We left this quiet haven early one morn in an attempt to catch the Superdong back to the mainland. Only, it was booked out. Scampering to the next wharf, we found a slightly less Superdong that had space for us, and lo we were back and on the final leg of our journey, back to Ho Chi Minh city through the Mekong Delta.

Clean vegetables

First stop, Chau Doc. Ostensibly on the tourist radar, but clearly not that of the Western tourist, everyone here unfailingly shouted “Hello!” as we passed, with people frequently spotting us as we entered the street and making a b-line towards my shoulder for the customary measuring. On the ride there when we stopped for lunch and some sunscreen reapplication. One of the women working at the restaurant tried to convince Aaron to part ways with his precious protection. He was having none of it.

Chau Doc spreads out around a central mountain, the ring road literally encircling it. Motorbike taxis offer constantly to take you up, offers Aaron and I answered by jingling our keys. We attempted it ourselves and found the gradient formidable.
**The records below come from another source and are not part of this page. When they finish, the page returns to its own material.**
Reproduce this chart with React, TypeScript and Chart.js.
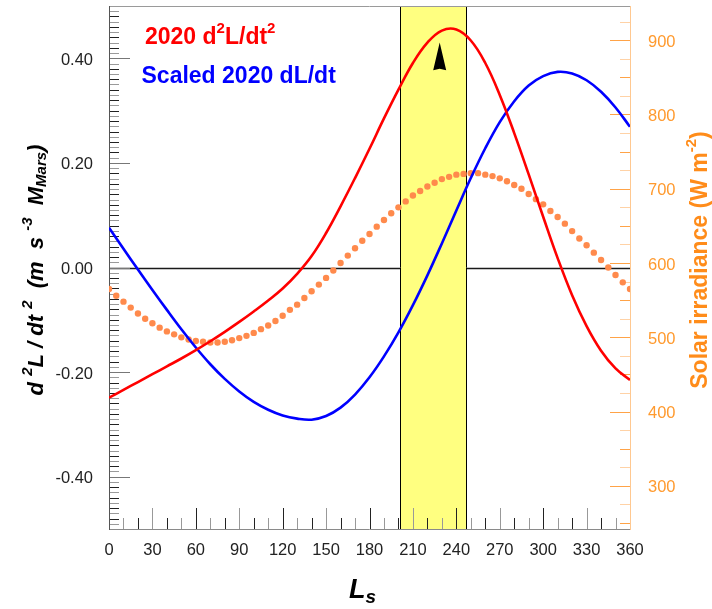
import React, { useEffect, useRef } from 'react';
import { Chart, registerables } from 'chart.js';

Chart.register(...registerables);

// ---------- data ----------
const lsGrid = [0, 10, 20, 30, 40, 50, 60, 70, 80, 90, 100, 110, 120, 130, 140, 150, 160, 170, 180,
  190, 200, 210, 220, 230, 240, 250, 260, 270, 280, 290, 300, 310, 320, 330, 340, 350, 360];

const d2LDt2_2020 = [-0.249, -0.234, -0.219, -0.204, -0.189, -0.174, -0.158, -0.141, -0.123, -0.104,
  -0.084, -0.063, -0.040, -0.012, 0.022, 0.066, 0.117, 0.171, 0.227, 0.285, 0.340, 0.391, 0.430,
  0.453, 0.455, 0.434, 0.391, 0.330, 0.257, 0.178, 0.097, 0.018, -0.053, -0.112, -0.159, -0.193, -0.215];

const scaledDLDt_2020 = [0.076, 0.036, -0.004, -0.043, -0.081, -0.118, -0.153, -0.185, -0.213, -0.237,
  -0.257, -0.272, -0.283, -0.289, -0.291, -0.284, -0.268, -0.243, -0.210, -0.170, -0.124, -0.072,
  -0.015, 0.046, 0.109, 0.171, 0.228, 0.278, 0.318, 0.348, 0.366, 0.374, 0.371, 0.358, 0.336, 0.306, 0.269];

const irradianceLs = [0, 5, 10, 15, 20, 25, 30, 35, 40, 45, 50, 55, 60, 65, 70, 75, 80, 85, 90, 95, 100,
  105, 110, 115, 120, 125, 130, 135, 140, 145, 150, 155, 160, 165, 170, 175, 180, 185, 190, 195, 200,
  205, 210, 215, 220, 225, 230, 235, 240, 245, 250, 255, 260, 265, 270, 275, 280, 285, 290, 295, 300,
  305, 310, 315, 320, 325, 330, 335, 340, 345, 350, 355, 360];

const solarIrradiance = [565, 556, 548, 540, 532, 525, 519, 513, 508, 504, 500, 497, 495, 494, 493, 493,
  494, 496, 499, 502, 506, 511, 516, 522, 529, 537, 544, 553, 562, 571, 580, 590, 600, 610, 620, 630,
  639, 649, 658, 667, 675, 683, 691, 697, 703, 708, 713, 716, 719, 720, 721, 721, 719, 717, 714, 710,
  705, 700, 693, 686, 679, 670, 662, 653, 643, 633, 624, 614, 604, 594, 584, 574, 565];

const lsTickLabels = [0, 30, 60, 90, 120, 150, 180, 210, 240, 270, 300, 330, 360];
const leftTickLabels = [-0.4, -0.2, 0, 0.2, 0.4];
const rightTickLabels = [300, 400, 500, 600, 700, 800, 900];

const lsRange = [0, 360];
const leftRange = [-0.5, 0.5];
const rightRange = [242, 946];

const lsMinorStep = 10;
const leftMinorStep = 0.01;
const rightMinorStep = 25;

const dustSeasonLs = [201, 247];
const arrowLs = [228.5];
const arrowTipBase = [0.43, 0.377];

// ---------- styles ----------
const SANS = '"Liberation Sans", Arial, Helvetica, sans-serif';
const ORANGE_TEXT = '#ff8c1a';
const ORANGE_TICK = '#ffa347';
const DOT = '#ff8a4c';

function hasFont(name: string): boolean {
  const c = document.createElement('canvas').getContext('2d');
  if (!c) return false;
  const s = 'mmmmmmmmmmlli0123456789WQ';
  for (const base of ['monospace', 'serif']) {
    c.font = `72px ${base}`;
    const a = c.measureText(s).width;
    c.font = `72px "${name}", ${base}`;
    const b = c.measureText(s).width;
    if (a !== b) return true;
  }
  return false;
}

type Run = { t: string; font: string; dy?: number };

function drawRuns(ctx: CanvasRenderingContext2D, runs: Run[], x: number, y: number, align: 'left' | 'center') {
  const widths = runs.map((r) => {
    ctx.font = r.font;
    return ctx.measureText(r.t).width;
  });
  const total = widths.reduce((a, b) => a + b, 0);
  let cx = align === 'center' ? x - total / 2 : x;
  ctx.textBaseline = 'alphabetic';
  ctx.textAlign = 'left';
  runs.forEach((r, i) => {
    ctx.font = r.font;
    ctx.fillText(r.t, cx, y + (r.dy || 0));
    cx += widths[i];
  });
}

const decor = {
  id: 'decor',
  beforeDatasetsDraw(chart: any) {
    const { ctx, chartArea: a, scales } = chart;
    const xs = scales.x, ys = scales.y, y2 = scales.y2;
    ctx.save();
    const hline = (x1: number, x2: number, y: number) => {
      ctx.beginPath(); ctx.moveTo(x1, y); ctx.lineTo(x2, y); ctx.stroke();
    };
    const vline = (x: number, y1: number, y2v: number) => {
      ctx.beginPath(); ctx.moveTo(x, y1); ctx.lineTo(x, y2v); ctx.stroke();
    };

    // zero line
    const y0 = Math.round(ys.getPixelForValue(0)) + 0.5;
    ctx.strokeStyle = '#1a1a1a';
    ctx.lineWidth = 1.6;
    hline(a.left, a.right, y0);

    // dust season band
    const bx1 = Math.round(xs.getPixelForValue(dustSeasonLs[0])) + 0.5;
    const bx2 = Math.round(xs.getPixelForValue(dustSeasonLs[1])) + 0.5;
    ctx.fillStyle = '#ffff80';
    ctx.fillRect(bx1, a.top, bx2 - bx1, a.bottom - a.top);
    ctx.strokeStyle = '#000';
    ctx.lineWidth = 1;
    vline(bx1, a.top, a.bottom);
    vline(bx2, a.top, a.bottom);

    // left axis ticks
    ctx.lineWidth = 1;
    const nL = Math.round((leftRange[1] - leftRange[0]) / leftMinorStep);
    for (let k = 1; k < nL; k++) {
      const v = leftRange[0] + k * leftMinorStep;
      const major = leftTickLabels.some((t) => Math.abs(t - v) < 1e-6);
      const py = Math.round(ys.getPixelForValue(v)) + 0.5;
      ctx.strokeStyle = major ? '#777' : k % 2 === 0 ? '#222' : '#9a9a9a';
      hline(a.left, a.left + (major ? 21 : 10), py);
    }
    // bottom axis ticks
    for (let v = lsRange[0] + lsMinorStep; v < lsRange[1]; v += lsMinorStep) {
      const major = lsTickLabels.includes(v);
      const px = Math.round(xs.getPixelForValue(v)) + 0.5;
      ctx.strokeStyle = (v / lsMinorStep) % 2 === 0 ? '#222' : '#999';
      vline(px, a.bottom, a.bottom - (major ? 21 : 11));
    }
    // right axis ticks
    for (let v = Math.ceil(rightRange[0] / rightMinorStep) * rightMinorStep; v < rightRange[1]; v += rightMinorStep) {
      const major = rightTickLabels.includes(v);
      const py = Math.round(y2.getPixelForValue(v)) + 0.5;
      ctx.strokeStyle = major ? ORANGE_TICK : (v / rightMinorStep) % 2 === 0 ? '#ffa347' : '#ffd2a6';
      hline(a.right - (major ? 20 : 10), a.right, py);
    }

    // frame
    ctx.lineWidth = 1;
    ctx.strokeStyle = '#9a9a9a';
    hline(a.left, a.right, Math.round(a.top) + 0.5);
    ctx.strokeStyle = '#8a8a8a';
    hline(a.left, a.right, Math.round(a.bottom) + 0.5);
    ctx.strokeStyle = '#555';
    vline(Math.round(a.left) + 0.5, a.top, a.bottom + 1);
    ctx.strokeStyle = '#ffc890';
    vline(Math.round(a.right) + 0.5, a.top, a.bottom + 1);

    // arrow
    const ax = xs.getPixelForValue(arrowLs[0]);
    const tipY = ys.getPixelForValue(arrowTipBase[0]);
    const baseY = ys.getPixelForValue(arrowTipBase[1]);
    ctx.fillStyle = '#000';
    ctx.beginPath();
    ctx.moveTo(ax, tipY);
    ctx.lineTo(ax + 6.5, baseY);
    ctx.lineTo(ax, baseY - 1.5);
    ctx.lineTo(ax - 6.5, baseY);
    ctx.closePath();
    ctx.fill();
    ctx.restore();
  },
  afterDraw(chart: any) {
    const { ctx } = chart;
    ctx.save();
    const B23 = `bold 23px ${SANS}`;
    const B15 = `bold 15px ${SANS}`;
    // legend
    ctx.fillStyle = '#ff0000';
    drawRuns(ctx, [
      { t: '2020 d', font: B23 },
      { t: '2', font: B15, dy: -11 },
      { t: 'L/dt', font: B23 },
      { t: '2', font: B15, dy: -11 },
    ], 145, 44, 'left');
    ctx.fillStyle = '#0000ff';
    drawRuns(ctx, [{ t: 'Scaled 2020 dL/dt', font: B23 }], 141.5, 83, 'left');

    // left axis title
    const BI22 = `italic bold 22px ${SANS}`;
    const BI15 = `italic bold 15px ${SANS}`;
    ctx.fillStyle = '#000';
    ctx.save();
    ctx.translate(43, 270);
    ctx.rotate(-Math.PI / 2);
    drawRuns(ctx, [
      { t: 'd ', font: BI22 },
      { t: '2', font: BI15, dy: -11 },
      { t: 'L / dt ', font: BI22 },
      { t: '2', font: BI15, dy: -11 },
      { t: '  (m  s ', font: BI22 },
      { t: '-3', font: BI15, dy: -11 },
      { t: '  M', font: BI22 },
      { t: 'Mars', font: BI15, dy: 3 },
      { t: ')', font: BI22 },
    ], 0, 0, 'center');
    ctx.restore();

    // right axis title
    ctx.fillStyle = ORANGE_TEXT;
    ctx.save();
    ctx.translate(707, 260);
    ctx.rotate(-Math.PI / 2);
    drawRuns(ctx, [
      { t: 'Solar irradiance (W m', font: B23 },
      { t: '-2', font: B15, dy: -11 },
      { t: ')', font: B23 },
    ], 0, 0, 'center');
    ctx.restore();

    // bottom axis title
    ctx.fillStyle = '#000';
    drawRuns(ctx, [
      { t: 'L', font: `italic bold 27px ${SANS}` },
      { t: 's', font: `italic bold 19px ${SANS}`, dy: 5 },
    ], 349, 598, 'left');
    ctx.restore();
  },
};

export default function App() {
  const ref = useRef<HTMLCanvasElement>(null);
  useEffect(() => {
    const canvas = ref.current;
    if (!canvas) return;
    const narrow = hasFont('Liberation Sans Narrow');
    const tickFont = narrow
      ? { family: '"Liberation Sans Narrow", ' + SANS, size: 19 }
      : { family: SANS, size: 16.5 };

    const chart = new Chart(canvas, {
      type: 'line',
      data: {
        datasets: [
          {
            label: '2020 d2L/dt2',
            data: lsGrid.map((x, i) => ({ x, y: d2LDt2_2020[i] })),
            borderColor: '#ff0000',
            borderWidth: 2.6,
            pointRadius: 0,
            tension: 0.4,
            fill: false,
            yAxisID: 'y',
            order: 1,
          },
          {
            label: 'Scaled 2020 dL/dt',
            data: lsGrid.map((x, i) => ({ x, y: scaledDLDt_2020[i] })),
            borderColor: '#0000ff',
            borderWidth: 2.6,
            pointRadius: 0,
            tension: 0.4,
            fill: false,
            yAxisID: 'y',
            order: 2,
          },
          {
            label: 'Solar irradiance',
            data: irradianceLs.map((x, i) => ({ x, y: solarIrradiance[i] })),
            showLine: false,
            pointRadius: 3.2,
            pointBackgroundColor: DOT,
            pointBorderWidth: 0,
            borderColor: DOT,
            yAxisID: 'y2',
            order: 3,
          },
        ],
      },
      options: {
        responsive: false,
        maintainAspectRatio: false,
        animation: false,
        devicePixelRatio: 1,
        layout: { padding: { top: 6, left: 0, right: 0, bottom: 0 } },
        plugins: { legend: { display: false }, tooltip: { enabled: false }, title: { display: false } },
        scales: {
          x: {
            type: 'linear',
            position: 'bottom',
            min: lsRange[0],
            max: lsRange[1],
            grid: { display: false, drawTicks: false },
            border: { display: false },
            afterBuildTicks: (s: any) => { s.ticks = lsTickLabels.map((v) => ({ value: v })); },
            ticks: {
              color: '#222',
              font: tickFont,
              padding: 12,
              autoSkip: false,
              maxRotation: 0,
              callback: (v: any) => String(v),
            },
            afterFit: (s: any) => { s.height = 80; s.paddingLeft = 0; s.paddingRight = 0; },
          },
          y: {
            type: 'linear',
            position: 'left',
            min: leftRange[0],
            max: leftRange[1],
            grid: { display: false, drawTicks: false },
            border: { display: false },
            afterBuildTicks: (s: any) => { s.ticks = leftTickLabels.map((v) => ({ value: v })); },
            ticks: {
              color: '#222',
              font: tickFont,
              padding: 16,
              labelOffset: 2,
              callback: (v: any) => Number(v).toFixed(2),
            },
            afterFit: (s: any) => { s.width = 109; s.paddingTop = 0; s.paddingBottom = 0; },
          },
          y2: {
            type: 'linear',
            position: 'right',
            min: rightRange[0],
            max: rightRange[1],
            grid: { display: false, drawTicks: false },
            border: { display: false },
            afterBuildTicks: (s: any) => { s.ticks = rightTickLabels.map((v) => ({ value: v })); },
            ticks: {
              color: '#ff9a2e',
              font: tickFont,
              padding: 18,
              labelOffset: 2,
              callback: (v: any) => String(v),
            },
            afterFit: (s: any) => { s.width = 82; s.paddingTop = 0; s.paddingBottom = 0; },
          },
        },
      },
      plugins: [decor],
    } as any);
    return () => chart.destroy();
  }, []);

  return (
    <div style={{ position: 'absolute', left: 0, top: 0, width: 712, height: 609, background: '#fff' }}>
      <canvas ref={ref} width={712} height={609} style={{ display: 'block', width: 712, height: 609 }} />
    </div>
  );
}
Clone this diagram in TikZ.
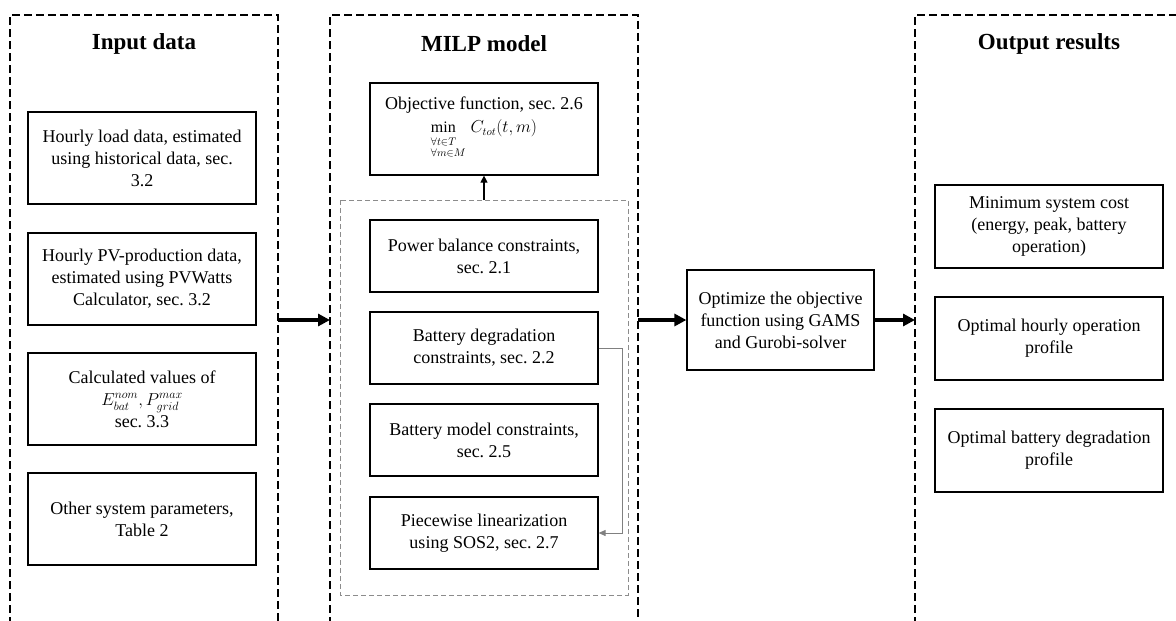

The tortured whine of my bike in first and the clunk of gear-skipping stalls. The ferocious roar of a bike suddenly in neutral.

Beach life

For some reason we could not identify there were whole roast pigs being carried around the city and placed in a votive manner in front of smoke screens of incense in temples. Slavering, I followed every pig to its destination and tried to mime my eating it. Something was lost in translation. Maybe they feared the deranged look in my eyes.

The last port of call was Sa Dec. On the way we stopped for a hearty Bun Rieu, replete with mysterious gristle chunks and tubes. In the city itself there was little to do except wander through the Mekong adjacent market and sample the endless variety of street food. It was one of my favourite stops.


HCM smoking balcony

We rode fast and hard to Saigon, fearing the same congestion, heat and horror of our journey south. This time the roads were relatively empty and we made excellent time, stopping for one last road side hammock and coffee. In Saigon we sold our bikes to Mr. Danh and basked in the gentle pleasure of a completed 3000km+ journey.

Over a decadent five dish dinner and beers and green apple slushies spiked with vodka on Bui Vien street we reminisced and talked shit.


End of the road

The dream was over, but we had awoken at the perfect time.